J’ai pu parler à des rescapés qui ont réussi à s’enfuir. Ils étaient traumatisés et ne s’attendaient pas du tout à cette attaque. Pas plus tard que samedi, des annonces avaient été faites dans les radios locales pour dire que la zone était sous contrôle, et qu’il n’y avait plus eu d’attaque dans la zone de Béni depuis environ un mois. Mais juste après ces annonces, dès dimanche, des premières attaques avaient eu lieu à Kamangu, à 11 kilomètres d’Eringeti. La recrudescence des attaques laisse penser que les assaillants ont voulu montrer qu’ils étaient encore là et prêts à frapper n’importe quand.

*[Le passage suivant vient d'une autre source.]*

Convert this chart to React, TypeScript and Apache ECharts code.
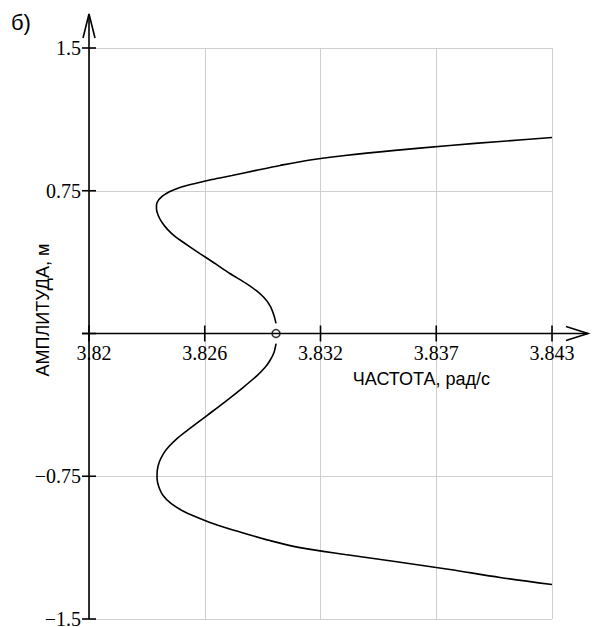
import React, { useEffect, useRef } from "react";
import * as echarts from "echarts";

const xMin = 3.82;
const xMax = 3.843;
const xStep = 0.00575;
const yMin = -1.5;
const yMax = 1.5;
const yStep = 0.75;
const xTickLabels = ["3.82", "3.826", "3.832", "3.837", "3.843"];
const yTickLabels = ["\u22121.5", "\u22120.75", "", "0.75", "1.5"];

const upperX = [3.82929, 3.82919, 3.82899, 3.82869, 3.8283, 3.8278, 3.827, 3.82626, 3.82551, 3.82477, 3.82427, 3.8239, 3.82363, 3.82344, 3.82335, 3.82338, 3.82363, 3.82402, 3.82452, 3.82527, 3.82611, 3.8271, 3.8283, 3.82949, 3.83083, 3.83272, 3.8352, 3.83793, 3.84042, 3.843];
const upperY = [0.053, 0.095, 0.147, 0.189, 0.226, 0.263, 0.315, 0.368, 0.42, 0.473, 0.51, 0.547, 0.583, 0.62, 0.657, 0.688, 0.72, 0.746, 0.767, 0.788, 0.809, 0.83, 0.857, 0.883, 0.909, 0.935, 0.962, 0.988, 1.009, 1.03];
const lowerX = [3.82929, 3.82919, 3.82899, 3.82874, 3.82835, 3.82765, 3.82671, 3.82586, 3.82487, 3.82437, 3.82397, 3.8237, 3.8235, 3.82339, 3.82338, 3.82348, 3.82368, 3.82407, 3.82462, 3.82527, 3.82601, 3.82691, 3.82775, 3.82899, 3.83048, 3.83272, 3.8352, 3.83793, 3.84042, 3.843];
const lowerY = [-0.053, -0.1, -0.142, -0.179, -0.221, -0.284, -0.363, -0.431, -0.51, -0.552, -0.594, -0.631, -0.673, -0.72, -0.762, -0.809, -0.851, -0.893, -0.93, -0.962, -0.993, -1.025, -1.051, -1.088, -1.125, -1.161, -1.198, -1.24, -1.282, -1.319];
const bifurcationPoint = [3.82929, 0];

const xTickValues = xTickLabels.map((_, i) => xMin + i * xStep);
const yTickValues = yTickLabels.map((_, i) => yMin + i * yStep);

export default function App() {
  const ref = useRef<HTMLDivElement>(null);
  useEffect(() => {
    if (!ref.current) return;
    const chart = echarts.init(ref.current, null, { renderer: "svg" });
    const serif = "'Liberation Serif', 'Times New Roman', serif";
    const sans = "'Liberation Sans', Arial, sans-serif";
    chart.setOption({
      animation: false,
      backgroundColor: "#ffffff",
      grid: { left: 89, right: 47, top: 48, bottom: 8, containLabel: false, outerBoundsMode: "none" },
      xAxis: {
        type: "value",
        min: xMin,
        max: xMax,
        interval: xStep,
        axisLine: { show: false, onZero: true },
        axisTick: { show: false },
        splitLine: { show: true, lineStyle: { color: "#cfcfcf", width: 1 } },
        axisLabel: { show: false },
      },
      yAxis: {
        type: "value",
        min: yMin,
        max: yMax,
        interval: yStep,
        axisLine: { show: false },
        axisTick: { show: false },
        splitLine: { show: true, lineStyle: { color: "#cfcfcf", width: 1 } },
        axisLabel: {
          margin: 8,
          color: "#000",
          fontFamily: serif,
          fontSize: 20,
          padding: [5, 0, 0, 0],
          formatter: (v: number) => yTickLabels[Math.round((v - yMin) / yStep)] ?? "",
        },
      },
      series: [
        {
          type: "line",
          data: upperX.map((x, i) => [x, upperY[i]]),
          showSymbol: false,
          smooth: 0.3,
          lineStyle: { color: "#000", width: 1.6 },
          z: 3,
        },
        {
          type: "line",
          data: lowerX.map((x, i) => [x, lowerY[i]]),
          showSymbol: false,
          smooth: 0.3,
          lineStyle: { color: "#000", width: 1.6 },
          z: 3,
        },
        {
          type: "scatter",
          data: [bifurcationPoint],
          symbol: "circle",
          symbolSize: 8,
          itemStyle: { color: "#fff", borderColor: "#000", borderWidth: 1.5 },
          z: 5,
        },
      ],
    });

    const px = (x: number, y: number) => chart.convertToPixel({ gridIndex: 0 }, [x, y]) as number[];
    const origin = px(xMin, 0);
    const top = px(xMin, yMax);
    const bottom = px(xMin, yMin);
    const right = px(xMax, 0);
    const yTip = top[1] - 34;
    const xTip = right[0] + 36;
    const stroke = { stroke: "#000", lineWidth: 1.6, fill: "none" };
    const graphics: any[] = [
      { type: "polyline", shape: { points: [[bottom[0], bottom[1]], [top[0], yTip]] }, style: stroke, z: 10 },
      { type: "polyline", shape: { points: [[top[0] - 6, yTip + 24], [top[0], yTip], [top[0] + 6, yTip + 24]] }, style: stroke, z: 10 },
      { type: "polyline", shape: { points: [[origin[0] - 7, origin[1]], [xTip, origin[1]]] }, style: stroke, z: 10 },
      { type: "polyline", shape: { points: [[xTip - 22, origin[1] - 7], [xTip, origin[1]], [xTip - 22, origin[1] + 7]] }, style: stroke, z: 10 },
    ];
    xTickValues.forEach((v, i) => {
      const p = px(v, 0);
      graphics.push({ type: "line", shape: { x1: p[0], y1: p[1] - 8, x2: p[0], y2: p[1] + 8 }, style: { stroke: "#000", lineWidth: 1.6 }, z: 10 });
      graphics.push({
        type: "text",
        x: p[0] + (i === 0 ? 5 : 0),
        y: p[1] + 9,
        style: { text: xTickLabels[i], fontFamily: serif, fontSize: 20, fill: "#000", align: "center", verticalAlign: "top" },
        z: 10,
      });
    });
    yTickValues.forEach((v) => {
      const p = px(xMin, v);
      graphics.push({ type: "line", shape: { x1: p[0] - 7, y1: p[1], x2: p[0] + 7, y2: p[1] }, style: { stroke: "#000", lineWidth: 1.6 }, z: 10 });
    });
    graphics.push(
      { type: "text", x: 11, y: 11, style: { text: "б)", fontFamily: sans, fontSize: 22, fill: "#000" }, z: 10 },
      { type: "text", x: 490, y: 379, style: { text: "ЧАСТОТА, рад/с", fontFamily: sans, fontSize: 18, fill: "#000", align: "right", verticalAlign: "middle" }, z: 10 },
      { type: "text", x: 43, y: 310, rotation: Math.PI / 2, style: { text: "АМПЛИТУДА, м", fontFamily: sans, fontSize: 18, fill: "#000", align: "center", verticalAlign: "middle" }, z: 10 }
    );
    chart.setOption({ graphic: graphics });
    return () => chart.dispose();
  }, []);
  return <div ref={ref} style={{ position: "fixed", left: 0, top: 0, width: 599, height: 627 }} />;
}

Notre Observateur reste prudent sur les auteurs présumés des attaques. Cependant dans la quasi-totalité des cas, elles sont attribuées aux rebelles ougandais ADF-Nalu, pour le contrôle de ce territoire.

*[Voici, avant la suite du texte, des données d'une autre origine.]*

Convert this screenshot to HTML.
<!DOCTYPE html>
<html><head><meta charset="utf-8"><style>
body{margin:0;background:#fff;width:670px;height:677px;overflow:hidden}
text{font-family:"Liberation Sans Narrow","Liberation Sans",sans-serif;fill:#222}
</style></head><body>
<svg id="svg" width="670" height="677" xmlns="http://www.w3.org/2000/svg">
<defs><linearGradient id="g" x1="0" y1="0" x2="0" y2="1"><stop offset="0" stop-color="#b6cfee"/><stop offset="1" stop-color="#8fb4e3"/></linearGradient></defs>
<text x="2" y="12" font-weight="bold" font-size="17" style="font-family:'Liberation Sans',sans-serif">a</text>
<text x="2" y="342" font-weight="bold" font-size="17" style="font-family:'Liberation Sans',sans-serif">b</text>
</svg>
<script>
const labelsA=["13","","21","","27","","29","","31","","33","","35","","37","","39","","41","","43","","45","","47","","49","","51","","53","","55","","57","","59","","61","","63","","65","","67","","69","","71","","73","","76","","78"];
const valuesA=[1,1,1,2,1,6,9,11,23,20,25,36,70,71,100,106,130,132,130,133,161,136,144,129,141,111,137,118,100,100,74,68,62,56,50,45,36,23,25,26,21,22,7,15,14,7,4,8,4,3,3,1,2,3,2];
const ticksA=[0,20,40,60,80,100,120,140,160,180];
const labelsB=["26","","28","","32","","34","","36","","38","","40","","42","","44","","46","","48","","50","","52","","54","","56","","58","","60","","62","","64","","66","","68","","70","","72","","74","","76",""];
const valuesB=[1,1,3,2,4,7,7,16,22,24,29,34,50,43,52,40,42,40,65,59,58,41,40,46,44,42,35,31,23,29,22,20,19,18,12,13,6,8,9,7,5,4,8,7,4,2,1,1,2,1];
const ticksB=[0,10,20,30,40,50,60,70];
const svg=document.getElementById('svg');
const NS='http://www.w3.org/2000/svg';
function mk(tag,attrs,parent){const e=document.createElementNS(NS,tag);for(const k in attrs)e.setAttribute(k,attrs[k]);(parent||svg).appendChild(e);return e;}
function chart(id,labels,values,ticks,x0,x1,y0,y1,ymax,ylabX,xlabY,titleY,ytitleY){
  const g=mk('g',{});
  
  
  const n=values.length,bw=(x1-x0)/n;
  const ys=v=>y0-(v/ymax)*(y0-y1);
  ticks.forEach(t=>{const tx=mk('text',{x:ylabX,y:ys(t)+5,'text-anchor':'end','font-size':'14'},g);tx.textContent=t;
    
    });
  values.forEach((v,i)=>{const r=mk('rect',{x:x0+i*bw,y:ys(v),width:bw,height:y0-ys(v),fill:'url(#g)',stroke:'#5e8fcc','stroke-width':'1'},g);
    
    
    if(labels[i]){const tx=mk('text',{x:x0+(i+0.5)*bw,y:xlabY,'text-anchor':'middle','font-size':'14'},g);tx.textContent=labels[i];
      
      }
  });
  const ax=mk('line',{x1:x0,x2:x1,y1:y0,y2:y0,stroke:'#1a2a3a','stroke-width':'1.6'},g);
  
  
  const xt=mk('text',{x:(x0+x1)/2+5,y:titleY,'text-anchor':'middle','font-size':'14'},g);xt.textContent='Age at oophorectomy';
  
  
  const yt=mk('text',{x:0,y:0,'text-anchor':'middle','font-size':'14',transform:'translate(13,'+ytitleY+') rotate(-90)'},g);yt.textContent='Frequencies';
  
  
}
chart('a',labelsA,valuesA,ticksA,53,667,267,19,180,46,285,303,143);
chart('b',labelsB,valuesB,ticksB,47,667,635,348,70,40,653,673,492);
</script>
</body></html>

"Les habitants ne comprennent pas comment une attaque a pu avoir lieu a environ 300 mètres de camps de l'armée congolaise et de la Monusco"
Notre Observateur poursuit :
D’autres rescapés étaient en colère, car ils affirmaient avoir signalé à l’armée congolaise et à la Monusco des mouvements suspects repérés à quelques kilomètres du hameau, dans la forêt. C’est d’autant plus surprenant de voir que ces massacres ont pu avoir lieu car les quartiers concernés sont situés à environ 300 mètres d’un camp des Forces armées congolaises (FARDC), et à environ 500 mètres du camp de la Monusco [le porte-parole des FARDC a affirmé que l’attaque a été rapide et a eu lieu à la tombée de la nuit empêchant ses hommes d'intervenir, Ndlr].

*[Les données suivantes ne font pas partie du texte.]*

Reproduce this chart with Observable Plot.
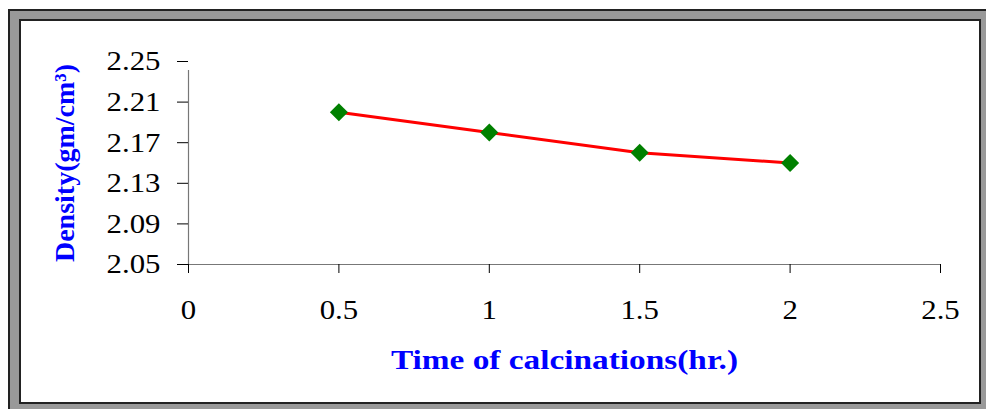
<!DOCTYPE html>
<html><head><meta charset="utf-8">
<script src="https://cdn.jsdelivr.net/npm/d3@7"></script>
<script src="https://cdn.jsdelivr.net/npm/@observablehq/plot@0.6"></script>
<style>
html,body{margin:0;padding:0;background:#fff;width:986px;height:409px;overflow:hidden;}
#outer{position:absolute;left:8px;top:9px;width:990px;height:410px;background:#999;border-left:2px solid #222;border-top:2px solid #222;box-sizing:border-box;}
#inner{position:absolute;left:19px;top:19px;width:962px;height:385px;background:#fff;border:2px solid #222;box-sizing:border-box;}
#chart{position:absolute;left:0;top:0;}
</style></head>
<body>
<div id="outer"></div><div id="inner"></div>
<div id="chart"></div>
<script>
const times = [0.5, 1, 1.5, 2];
const density = [2.20, 2.18, 2.16, 2.15];
const xTicks = [0, 0.5, 1, 1.5, 2, 2.5];
const yTicks = [2.05, 2.09, 2.13, 2.17, 2.21, 2.25];
const xLabel = "Time of calcinations(hr.)";
const yLabel = "Density(gm/cm³)";

const data = times.map((t, i) => ({t, d: density[i]}));
const serif = "'Liberation Serif', 'Times New Roman', serif";

const chart = Plot.plot({
  width: 986, height: 409,
  marginLeft: 188, marginRight: 46, marginTop: 61, marginBottom: 145,
  style: {background: "transparent", fontFamily: serif, color: "black", overflow: "visible"},
  x: {domain: [0, 2.5]},
  y: {domain: [2.05, 2.25]},
  marks: [
    Plot.ruleX([0], {y1: 2.05, y2: 2.25, insetBottom: -9, stroke: "#777", strokeWidth: 1.2}),
    Plot.ruleY([2.05], {x1: 0, x2: 2.5, insetLeft: -11, stroke: "#777", strokeWidth: 1.2}),
    Plot.axisX({ticks: xTicks, tickSize: 9, tickPadding: 26, tickFormat: d => String(d), fontSize: 28, stroke: "black", label: null, className: "stretch"}),
    Plot.axisY({ticks: yTicks, tickSize: 11, tickPadding: 17, tickFormat: d => d.toFixed(2), fontSize: 28, stroke: "black", label: null, className: "stretch"}),
    Plot.line(data, {x: "t", y: "d", stroke: "red", strokeWidth: 3}),
    Plot.dot(data, {x: "t", y: "d", symbol: "square", rotate: 45, r: 7.2, fill: "green", stroke: "none"}),
    Plot.text([xLabel], {frameAnchor: "bottom", textAnchor: "middle", lineAnchor: "middle", dy: 96, fontSize: 28, fontWeight: "bold", fill: "blue", fontFamily: serif, className: "xlab"}),
    Plot.text([yLabel], {frameAnchor: "left", textAnchor: "middle", lineAnchor: "middle", dx: -123, rotate: -90, fontSize: 28, fontWeight: "bold", fill: "blue", fontFamily: serif, className: "ylab"})
  ]
});
document.getElementById("chart").appendChild(chart);

// the reference's lettering is horizontally widened; emulate with textLength
function widen(sel, k) {
  chart.querySelectorAll(sel).forEach(t => {
    const w = t.getComputedTextLength();
    t.setAttribute("textLength", (w * k).toFixed(1));
    t.setAttribute("lengthAdjust", "spacingAndGlyphs");
  });
}
widen(".stretch text", 1.1);
widen(".xlab text", 1.19);
</script>
</body></html>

Contacté par France 24, Teddy Kataliko, représentant de la société civile de Béni, s’interroge également sur ces attaques qui ont eu lieu à quelques centaines de mètres de camps militaires. Il ajoute que son organisation demande "l’ouverture une commission d’enquête parlementaire pour tirer au clair les responsabilités".
A chaque fois, ces attaques ont été attribuées aux "Forces démocratiques alliées" appelées ADF-Nalu, un groupe rebelle ougandais. Cette dernière n’a jamais revendiqué les attaques. L’ONU estime que ces attaques dans la région auraient fait environ 500 morts depuis 2014. La société civile locale affirme quant à elle qu’environ 1000 personnes ont été tuées en 2 ans.